Polls can be conducted over a period of days or they can be a 'one off'. A poll should explain this part of the methodology from the outset. If they don’t reveal this, pollsters can sin by omission.

“Are they telling you the nightly results—of a good night—or do they roll up results of the end of the week,” he asks. “We just collected 500 cases last night and this is what it shows. But the night before it didn’t show up.”

Dr. Butler believes polls become more accurate over time. He likes seeing how polls track responses night after night.

“Nic Nanos says, and I think he’s right, that the repeated numbers of polls that are done give you a closer and closer perspective on the accuracy of the opinions being reported.”

4) See error beyond the margin of error.

Margin of error tells you how accurate your sample is—its size relative to the population—but there are many other sources of error in a poll.

“People are not asking this question enough: what is the refusal rate on your survey? You made how many calls so you could get 500 people? Oh, 3,000. Wow. Polling companies don’t want to talk about it,” says Dr. Butler.

Butler says increasing numbers of people are missed in polls. This is a problem. What if all the university professors decided to go on a ‘no call’ list or refuse to participate? You have demographic holes that require filling.

“Alan Gregg was saying in a recent Globe and Mail article that the telephone poll is going out the window if we have a ‘no call’ list. If people have their cell phones off, or just become weary of market researchers it is going to be difficult to deliver accurate polls by telephone surveys.”

5) Pick out the bias in national polls.

National polls give a big picture, but the numbers are often misleading. National data is made up of regional data. Pollsters segment Canada into polling regions, however, small regions often get overlooked and this creates bias.

“The big picture is going to be stuff that emanates from the centre,” he explains. The problem is, “samples get so much smaller in regions that their numbers always have a higher margin of error.”

If your sample numbers for a region is low, what did you do? “Did you collect more people than you needed to, or did you do a mathematical calculation, called weighting the sample?”

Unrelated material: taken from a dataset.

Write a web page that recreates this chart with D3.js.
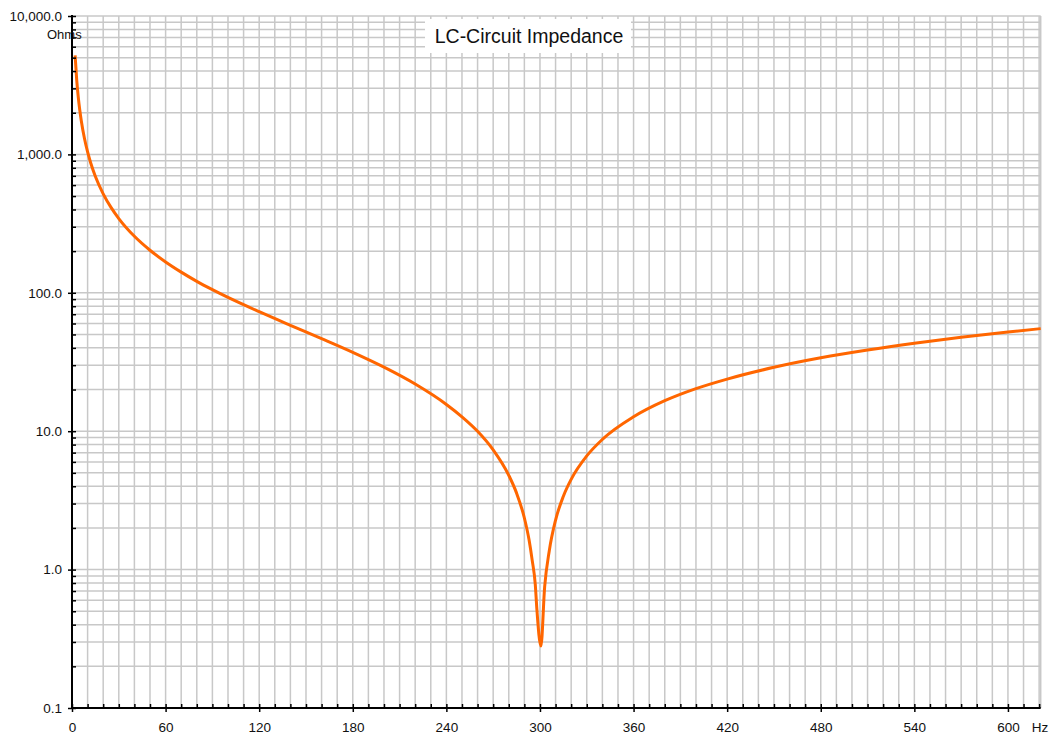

“But as I tell students, mathematics is not opinion,” he says. Many pollsters, being expert statisticians, do the math.

“Everybody does it. How would we (pollsters) get PEI opinions if we didn’t weight samples in a national poll, since there is a low likelihood that many cases would be collected from PEI? Well, I have an issue with that! The issue is that it means that a PEI opinion [where] we only got 85 [responses] are coming in as having the opinion of 250. It’s not 250 opinions! It’s a weight.”

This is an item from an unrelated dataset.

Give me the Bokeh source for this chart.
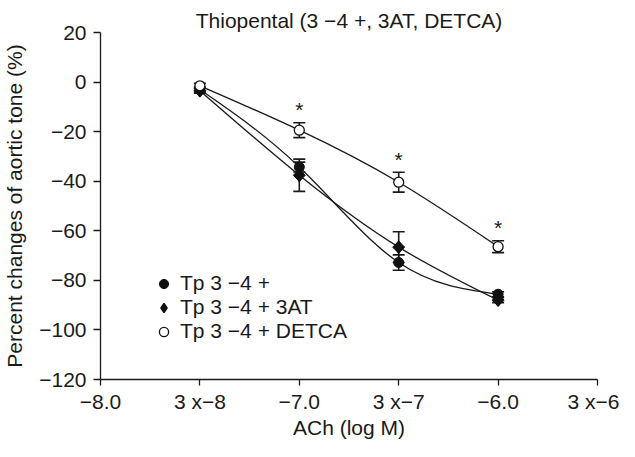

6) Understanding the undecided vote.

In the waning part of the election campaign, pollsters try to figure out which camp to put the last percentage of uncommitted voters into. As more people commit, polls get more accurate, but until then, pollsters come up with a battery of questions to better read an undecided electorate.

“Is it really undecided or is it they won’t tell you, and if they were going to vote tomorrow, how did they vote in the past,” he says. “Everybody in the business has to deal with the notion of how do we get at the undecided vote.”  

“I’d hate to tell you the tricks we have used in the past,” says Dr. Butler, smiling.

He really would, because that would reveal another mystery of his profession.